==== EXERCISE DATA
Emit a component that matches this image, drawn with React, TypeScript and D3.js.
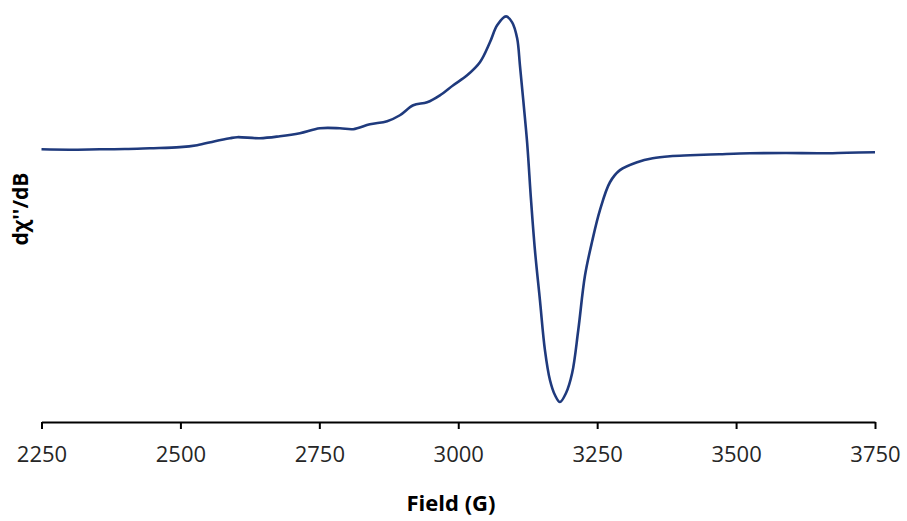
import React, { useEffect, useRef } from 'react';
import * as d3 from 'd3';

// EPR derivative spectrum (field in G, intensity normalised to the positive peak)
const fieldValues = [
  2250, 2300, 2355, 2400, 2445, 2499, 2530, 2562, 2589, 2602, 2643, 2679, 2715, 2751, 2787, 2811, 2841,
  2872, 2895, 2919, 2944, 2967, 2991, 3016, 3039, 3057, 3070, 3086, 3097, 3106, 3111, 3117, 3124, 3131,
  3138, 3147, 3156, 3165, 3174, 3183, 3194, 3205, 3216, 3228, 3241, 3255, 3273, 3291, 3322, 3350, 3381,
  3417, 3470, 3525, 3590, 3651, 3700, 3750,
];
const signalValues = [
  -0.008, -0.011, -0.008, -0.006, 0.0, 0.008, 0.023, 0.053, 0.075, 0.083, 0.075, 0.09, 0.113, 0.15, 0.15,
  0.143, 0.18, 0.203, 0.248, 0.323, 0.346, 0.398, 0.474, 0.549, 0.647, 0.797, 0.925, 0.992, 0.947, 0.827,
  0.624, 0.361, 0.04, -0.391, -0.767, -1.143, -1.519, -1.744, -1.857, -1.91, -1.842, -1.692, -1.368,
  -0.96, -0.7, -0.466, -0.256, -0.165, -0.105, -0.075, -0.06, -0.053, -0.045, -0.038, -0.036, -0.038,
  -0.034, -0.03,
];
const xTicks = [2250, 2500, 2750, 3000, 3250, 3500, 3750];

const xLabel = 'Field (G)';
const yLabel = 'dχ\'\'/dB';

export default function App() {
  const axisRef = useRef(null);

  // dimensions of the svg and the plot area
  const width = 907,
    height = 521;
  const margin = { top: 10, left: 41.5, right: 32, bottom: 99 };

  const data = fieldValues.map((f, i) => ({ field: f, value: signalValues[i] }));

  const xScale = d3
    .scaleLinear()
    .domain([2250, 3750])
    .range([margin.left, width - margin.right]);
  const yScale = d3
    .scaleLinear()
    .domain([-2.06, 1.04])
    .range([height - margin.bottom, margin.top]);

  const valueline = d3
    .line()
    .curve(d3.curveCatmullRom.alpha(0.5))
    .x((d) => xScale(d.field))
    .y((d) => yScale(d.value));

  useEffect(() => {
    const g = d3.select(axisRef.current);
    g.selectAll('*').remove();
    g.call(
      d3
        .axisBottom(xScale)
        .tickValues(xTicks)
        .tickFormat(d3.format('d'))
        .tickSize(7)
        .tickSizeOuter(0)
        .tickPadding(17),
    );
    g.select('.domain').attr('stroke', '#000').attr('stroke-width', 2);
    g.selectAll('.tick line').attr('stroke', '#000').attr('stroke-width', 2);
    g.selectAll('.tick text')
      .attr('font-family', '"Open Sans", sans-serif')
      .attr('font-size', 22)
      .attr('fill', '#262626');
  }, []);

  return (
    <div style={{ position: 'absolute', left: 0, top: 0 }}>
      <svg width={width} height={height} style={{ display: 'block', background: '#fff' }}>
        <path d={valueline(data)} fill="none" stroke="#1f3a7d" strokeWidth={2.6} strokeLinejoin="round" />
        <g ref={axisRef} transform={'translate(0,' + (height - margin.bottom) + ')'} />
        <text
          x={451}
          y={505}
          textAnchor="middle"
          dominantBaseline="middle"
          fontFamily='"Open Sans", sans-serif'
          fontWeight="bold"
          fontSize={22}
          fill="#000"
        >
          {xLabel}
        </text>
        <text
          transform="translate(22,209) rotate(-90)"
          textAnchor="middle"
          dominantBaseline="middle"
          fontFamily='"Open Sans", sans-serif'
          fontWeight="bold"
          fontSize={21}
          fill="#000"
        >
          {yLabel}
        </text>
      </svg>
    </div>
  );
}
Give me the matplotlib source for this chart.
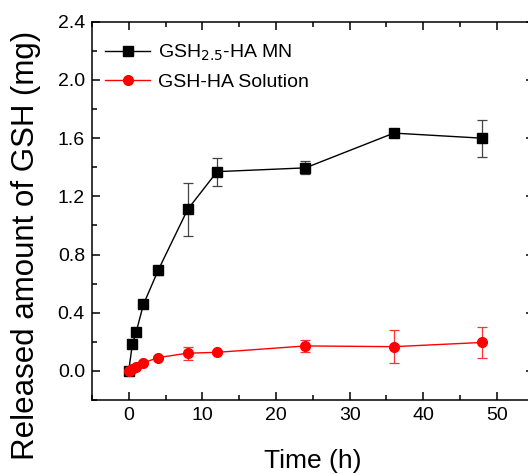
import matplotlib
matplotlib.use("Agg")
import matplotlib.pyplot as plt
from matplotlib.ticker import MultipleLocator

plt.rcParams['font.family'] = ['Liberation Sans', 'DejaVu Sans']

# release time points (h)
t_mn = [0, 0.5, 1, 2, 4, 8, 12, 24, 36, 48]
t_sol = [0, 0.5, 1, 2, 4, 8, 12, 24, 36, 48]

# GSH2.5-HA microneedles
gsh_mn = [0.0, 0.185, 0.265, 0.457, 0.692, 1.11, 1.37, 1.396, 1.635, 1.60]
gsh_mn_err = [0.01, 0.01, 0.01, 0.02, 0.03, 0.185, 0.097, 0.044, 0.01, 0.127]

# GSH-HA solution
gsh_sol = [0.0, 0.013, 0.028, 0.056, 0.092, 0.122, 0.128, 0.172, 0.167, 0.196]
gsh_sol_err = [0.005, 0.005, 0.008, 0.01, 0.012, 0.045, 0.012, 0.039, 0.112, 0.107]

fig = plt.figure(figsize=(5.28, 4.74), dpi=100)
ax = fig.add_axes([0.174, 0.156, 0.837, 0.798])

# error bars first, then lines + markers on top
ax.errorbar(t_mn, gsh_mn, yerr=gsh_mn_err, fmt='none', ecolor='#444444',
            elinewidth=0.9, capsize=3.5, capthick=0.9)
ax.errorbar(t_sol, gsh_sol, yerr=gsh_sol_err, fmt='none', ecolor='#ff3333',
            elinewidth=0.9, capsize=3.5, capthick=0.9)
ax.plot(t_mn, gsh_mn, color='black', marker='s', markersize=6.5, lw=1,
        label='GSH$_{2.5}$-HA MN')
ax.plot(t_sol, gsh_sol, color='red', marker='o', markersize=7, lw=1,
        label='GSH-HA Solution')

ax.set_xlim(-5, 55)
ax.set_ylim(-0.2, 2.4)
ax.xaxis.set_major_locator(MultipleLocator(10))
ax.xaxis.set_minor_locator(MultipleLocator(5))
ax.yaxis.set_major_locator(MultipleLocator(0.4))
ax.yaxis.set_minor_locator(MultipleLocator(0.2))
ax.set_yticks([0.0, 0.4, 0.8, 1.2, 1.6, 2.0, 2.4])
ax.set_xticks([0, 10, 20, 30, 40, 50])

ax.tick_params(which='both', direction='in', top=True, right=True,
               width=1.1, labelsize=14)
ax.tick_params(which='major', length=6, pad=5)
ax.tick_params(which='minor', length=3.5)
for s in ax.spines.values():
    s.set_linewidth(1.1)

ax.set_xlabel('Time (h)', fontsize=19, labelpad=18)
ax.set_ylabel('Released amount of GSH (mg)', fontsize=22.5)
ax.yaxis.set_label_coords(-0.115, 0.41)

ax.legend(loc='upper left', bbox_to_anchor=(0.0, 0.98), frameon=False,
          fontsize=14, handlelength=2.3, handletextpad=0.4,
          borderaxespad=0.3, labelspacing=0.5)

fig.savefig('out.png', dpi=100)
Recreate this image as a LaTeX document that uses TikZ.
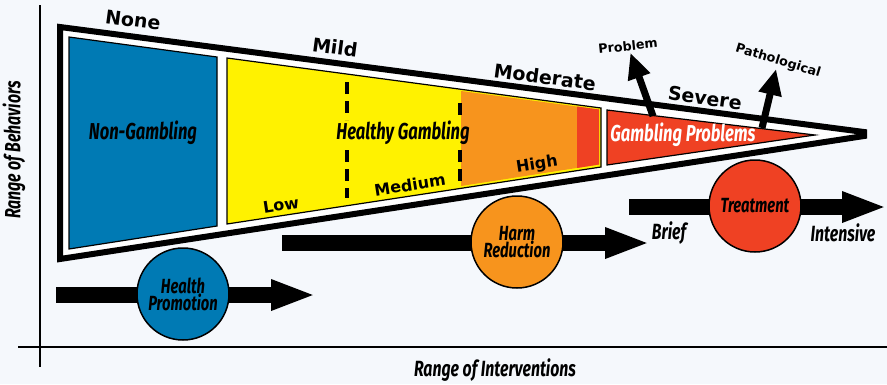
========
Restate the records word for word, omitting images.

FULL SOLUTION
Emit a component that matches this image, drawn with React, TypeScript and D3.js.
import React, { useEffect, useRef } from 'react';
import * as d3 from 'd3';

// EPR derivative spectrum (field in G, intensity normalised to the positive peak)
const fieldValues = [
  2250, 2300, 2355, 2400, 2445, 2499, 2530, 2562, 2589, 2602, 2643, 2679, 2715, 2751, 2787, 2811, 2841,
  2872, 2895, 2919, 2944, 2967, 2991, 3016, 3039, 3057, 3070, 3086, 3097, 3106, 3111, 3117, 3124, 3131,
  3138, 3147, 3156, 3165, 3174, 3183, 3194, 3205, 3216, 3228, 3241, 3255, 3273, 3291, 3322, 3350, 3381,
  3417, 3470, 3525, 3590, 3651, 3700, 3750,
];
const signalValues = [
  -0.008, -0.011, -0.008, -0.006, 0.0, 0.008, 0.023, 0.053, 0.075, 0.083, 0.075, 0.09, 0.113, 0.15, 0.15,
  0.143, 0.18, 0.203, 0.248, 0.323, 0.346, 0.398, 0.474, 0.549, 0.647, 0.797, 0.925, 0.992, 0.947, 0.827,
  0.624, 0.361, 0.04, -0.391, -0.767, -1.143, -1.519, -1.744, -1.857, -1.91, -1.842, -1.692, -1.368,
  -0.96, -0.7, -0.466, -0.256, -0.165, -0.105, -0.075, -0.06, -0.053, -0.045, -0.038, -0.036, -0.038,
  -0.034, -0.03,
];
const xTicks = [2250, 2500, 2750, 3000, 3250, 3500, 3750];

const xLabel = 'Field (G)';
const yLabel = 'dχ\'\'/dB';

export default function App() {
  const axisRef = useRef(null);

  // dimensions of the svg and the plot area
  const width = 907,
    height = 521;
  const margin = { top: 10, left: 41.5, right: 32, bottom: 99 };

  const data = fieldValues.map((f, i) => ({ field: f, value: signalValues[i] }));

  const xScale = d3
    .scaleLinear()
    .domain([2250, 3750])
    .range([margin.left, width - margin.right]);
  const yScale = d3
    .scaleLinear()
    .domain([-2.06, 1.04])
    .range([height - margin.bottom, margin.top]);

  const valueline = d3
    .line()
    .curve(d3.curveCatmullRom.alpha(0.5))
    .x((d) => xScale(d.field))
    .y((d) => yScale(d.value));

  useEffect(() => {
    const g = d3.select(axisRef.current);
    g.selectAll('*').remove();
    g.call(
      d3
        .axisBottom(xScale)
        .tickValues(xTicks)
        .tickFormat(d3.format('d'))
        .tickSize(7)
        .tickSizeOuter(0)
        .tickPadding(17),
    );
    g.select('.domain').attr('stroke', '#000').attr('stroke-width', 2);
    g.selectAll('.tick line').attr('stroke', '#000').attr('stroke-width', 2);
    g.selectAll('.tick text')
      .attr('font-family', '"Open Sans", sans-serif')
      .attr('font-size', 22)
      .attr('fill', '#262626');
  }, []);

  return (
    <div style={{ position: 'absolute', left: 0, top: 0 }}>
      <svg width={width} height={height} style={{ display: 'block', background: '#fff' }}>
        <path d={valueline(data)} fill="none" stroke="#1f3a7d" strokeWidth={2.6} strokeLinejoin="round" />
        <g ref={axisRef} transform={'translate(0,' + (height - margin.bottom) + ')'} />
        <text
          x={451}
          y={505}
          textAnchor="middle"
          dominantBaseline="middle"
          fontFamily='"Open Sans", sans-serif'
          fontWeight="bold"
          fontSize={22}
          fill="#000"
        >
          {xLabel}
        </text>
        <text
          transform="translate(22,209) rotate(-90)"
          textAnchor="middle"
          dominantBaseline="middle"
          fontFamily='"Open Sans", sans-serif'
          fontWeight="bold"
          fontSize={21}
          fill="#000"
        >
          {yLabel}
        </text>
      </svg>
    </div>
  );
}
Give me the matplotlib source for this chart.
import matplotlib
matplotlib.use("Agg")
import matplotlib.pyplot as plt
from matplotlib.ticker import MultipleLocator

plt.rcParams['font.family'] = ['Liberation Sans', 'DejaVu Sans']

# release time points (h)
t_mn = [0, 0.5, 1, 2, 4, 8, 12, 24, 36, 48]
t_sol = [0, 0.5, 1, 2, 4, 8, 12, 24, 36, 48]

# GSH2.5-HA microneedles
gsh_mn = [0.0, 0.185, 0.265, 0.457, 0.692, 1.11, 1.37, 1.396, 1.635, 1.60]
gsh_mn_err = [0.01, 0.01, 0.01, 0.02, 0.03, 0.185, 0.097, 0.044, 0.01, 0.127]

# GSH-HA solution
gsh_sol = [0.0, 0.013, 0.028, 0.056, 0.092, 0.122, 0.128, 0.172, 0.167, 0.196]
gsh_sol_err = [0.005, 0.005, 0.008, 0.01, 0.012, 0.045, 0.012, 0.039, 0.112, 0.107]

fig = plt.figure(figsize=(5.28, 4.74), dpi=100)
ax = fig.add_axes([0.174, 0.156, 0.837, 0.798])

# error bars first, then lines + markers on top
ax.errorbar(t_mn, gsh_mn, yerr=gsh_mn_err, fmt='none', ecolor='#444444',
            elinewidth=0.9, capsize=3.5, capthick=0.9)
ax.errorbar(t_sol, gsh_sol, yerr=gsh_sol_err, fmt='none', ecolor='#ff3333',
            elinewidth=0.9, capsize=3.5, capthick=0.9)
ax.plot(t_mn, gsh_mn, color='black', marker='s', markersize=6.5, lw=1,
        label='GSH$_{2.5}$-HA MN')
ax.plot(t_sol, gsh_sol, color='red', marker='o', markersize=7, lw=1,
        label='GSH-HA Solution')

ax.set_xlim(-5, 55)
ax.set_ylim(-0.2, 2.4)
ax.xaxis.set_major_locator(MultipleLocator(10))
ax.xaxis.set_minor_locator(MultipleLocator(5))
ax.yaxis.set_major_locator(MultipleLocator(0.4))
ax.yaxis.set_minor_locator(MultipleLocator(0.2))
ax.set_yticks([0.0, 0.4, 0.8, 1.2, 1.6, 2.0, 2.4])
ax.set_xticks([0, 10, 20, 30, 40, 50])

ax.tick_params(which='both', direction='in', top=True, right=True,
               width=1.1, labelsize=14)
ax.tick_params(which='major', length=6, pad=5)
ax.tick_params(which='minor', length=3.5)
for s in ax.spines.values():
    s.set_linewidth(1.1)

ax.set_xlabel('Time (h)', fontsize=19, labelpad=18)
ax.set_ylabel('Released amount of GSH (mg)', fontsize=22.5)
ax.yaxis.set_label_coords(-0.115, 0.41)

ax.legend(loc='upper left', bbox_to_anchor=(0.0, 0.98), frameon=False,
          fontsize=14, handlelength=2.3, handletextpad=0.4,
          borderaxespad=0.3, labelspacing=0.5)

fig.savefig('out.png', dpi=100)
Recreate this image as a LaTeX document that uses TikZ.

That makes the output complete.